Sliced cheese is the best thing since sliced bread, since the two together, heated, are a GRILLED CHEESE SANDWICH. Melted cheese between grilled bread is truly an American offering, and one of our grandest contributions to world cuisine. In the classic grilled cheese sandwich, three slices of American cheese are laid between two slices of bread, both sides of the sandwich quickly, hotly moistened in a skillet with melted butter, then the sandwich left on one side until the bread turns between golden and brown, depending on preference, then flipped to get the other side to match. If at that point the cheese isn't fully melted inside, the sandwich can be placed in a microwave and heated on high for 20 to 30 seconds. Great with a big, wet, green pickle. Some people like to slice the sandwich in half on the diagonal, or even in quarters by drawing, with a knife, an 'X' through the sandwich, like 'X marks the spot where I'm going to have a great lunch'; probably not only for convenience in eating as the pleasure one gets in pulling the toasted triangles apart and seeing all that delicious orange cheese start to billow out. A variation on the grilled cheese sandwich is to add a meat to it: usually sliced ham, less often these days bacon (pre-cooked). A variation on that is to add sliced ham and grill the sandwich in the skillet, then peel the two slices of bread apart, add lettuce and tomato, close, and finish in the microwave on high for 30 seconds. Which brings us full circle back to the BLT, with cheese substituted for the mayonnaise, ham for the bacon, and the whole thing heated.
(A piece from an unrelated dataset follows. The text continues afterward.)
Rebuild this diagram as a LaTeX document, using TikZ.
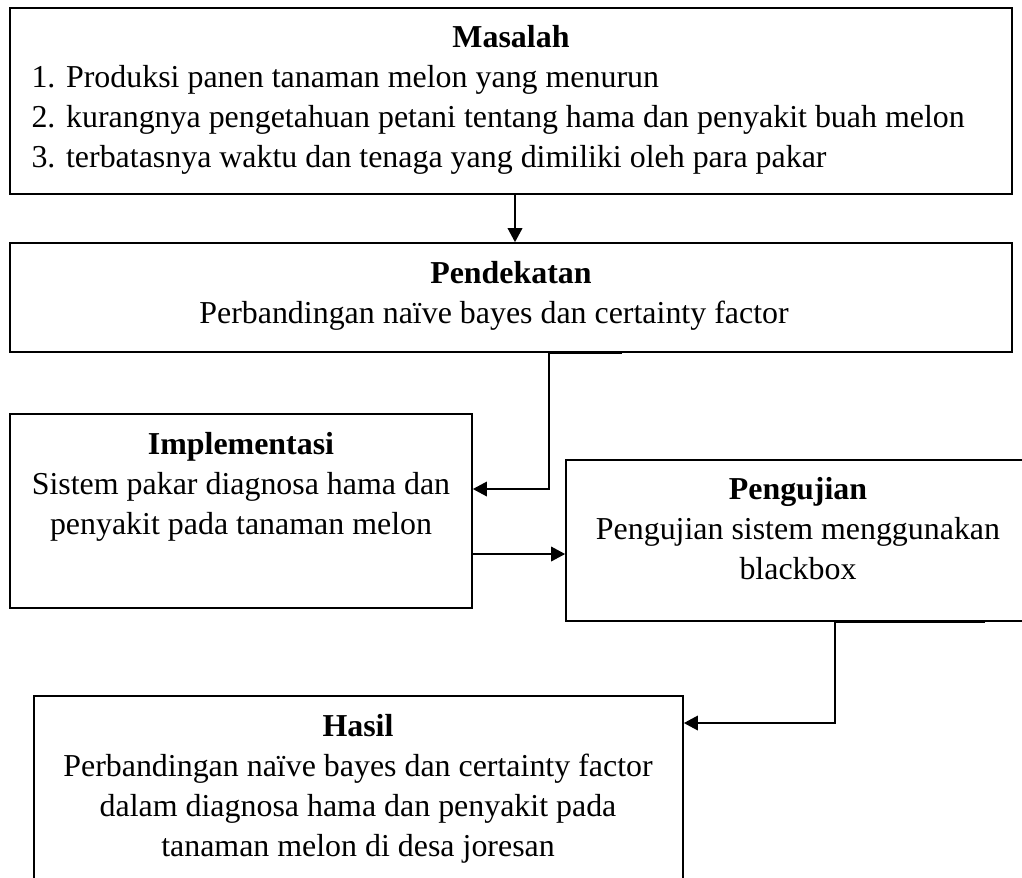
\documentclass[tikz,border=0pt]{standalone}
\usepackage{fontspec}
\setmainfont{Liberation Serif}
\usetikzlibrary{arrows.meta,calc,fit}

\begin{document}
\begin{tikzpicture}[x=0.376pt,y=-0.376pt,
  box/.style={draw,line width=0.6pt,inner sep=0pt},
  txt/.style={inner sep=0pt,anchor=north,align=center,font=\fontsize{12}{15}\selectfont},
  arr/.style={line width=0.9pt,-{Triangle[length=5.3pt,width=5.4pt]}}]
  \useasboundingbox (0,0) rectangle (1022,877);
  % the five boxes (Pengujian and Hasil run past the page edge)
  \node[box,fit={(10,8) (1012,194)}] (masalah) {};
  \node[box,fit={(10,243) (1012,352)}] (pendekatan) {};
  \node[box,fit={(10,414) (472,608)}] (implementasi) {};
  \node[box,fit={(566,460) (1032,621)}] (pengujian) {};
  \node[box,fit={(34,696) (683,900)}] (hasil) {};
  % texts
  \node[txt] (masalahT) at (511,25) {\textbf{Masalah}};
  \node[txt,anchor=north west,align=left] (masalahL) at (31,65)
    {1. Produksi panen tanaman melon yang menurun\\
     2. kurangnya pengetahuan petani tentang hama dan penyakit buah melon\\
     3. terbatasnya waktu dan tenaga yang dimiliki oleh para pakar};
  \node[txt] (pendekatanT) at (511,261)
    {\textbf{Pendekatan}\\Perbandingan naïve bayes dan certainty factor\hspace*{12.8pt}};
  \node[txt] (implementasiT) at (241,432)
    {\textbf{Implementasi}\\Sistem pakar diagnosa hama dan\\penyakit pada tanaman melon};
  \node[txt] (pengujianT) at (798,477)
    {\textbf{Pengujian}\\Pengujian sistem menggunakan\\blackbox};
  \node[txt] (hasilT) at (358,714)
    {\textbf{Hasil}\\Perbandingan naïve bayes dan certainty factor\\dalam diagnosa hama dan penyakit pada\\tanaman melon di desa joresan};
  % connectors
  \draw[arr] ($(masalah.south)+(4,0)$) -- ($(pendekatan.north)+(4,0)$);
  \draw[arr] ($(pendekatan.south)+(111,0)$) -| ($(implementasi.east)+(76,-22)$)
    -- ($(implementasi.east)+(0,-22)$);
  \draw[arr] ($(implementasi.east)+(0,43)$) -- ($(pengujian.west)+(0,13.5)$);
  \draw[arr] ($(pengujian.south)+(186,0)$) -| ($(hasil.east)+(151,-75)$)
    -- ($(hasil.east)+(0,-75)$);
\end{tikzpicture}
\end{document}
A more distant variation on the BLT, and to my mouth the most delicious sandwich ever created, is the REUBEN. Here we substitute corned beef for the bacon, sauerkraut for the lettuce, thousand island dressing for the mayonnaise, add swiss cheese, and eliminate the tomato. To make thousand island dressing, combine equal parts of mayonnaise and ketchup (put the mayonnaise in a bowl first, swirl it with a spoon until it's very smooth, then add the ketchup). Taste. Add more ketchup or mayonnaise to adjust the flavor to your own preference. Add to that sauce pickle relish, a tablespoon at a time, until all three flavors are in the balance you prefer. Open a can of sauerkraut and drain it well. Place on a slice of rye bread one and a half slices of swiss cheese (imported, aged swiss is best), and half a dozen or more slices of corned beef round (ask specifically for the round). Top with another slice and a half of swiss cheese, and another slice of rye bread. Melt butter in a skillet (I always think this phrase holds such drama whenever I encounter it in a cookbook). As you did for the grilled cheese sandwich, coat both sides of the sandwich with the hot butter first, then allow the sandwich to grill on one side until it looks the way you want it, then flip. When the sandwich is grilled on both sides, place it in the microwave and heat on high for 30 to 45 seconds (the interior should be thoroughly warmed). Transfer the Reuben to a plate, lift the top slice of rye, and heap some sauerkraut across the top of the hot corned beef (you may want to use only three or four tablespoons of sauerkraut the first time, if you're not that familiar with it, until you learn how much you like). On top of that spoon thousand island dressing so there's a coat across all the sauerkraut. Close and eat.



background on the recipe

Be it ever so humble, there's nothing like a sandwich.

We like being able to hold our food while we eat it, which may go back to our plateless days as cavemen.

If you think of all the "fun food" we eat, whether it's fried chicken, cheeseburgers, corn on the cob, ribs or pizza, the one thing they all have in common is that you don't use any utensils. You use your hands.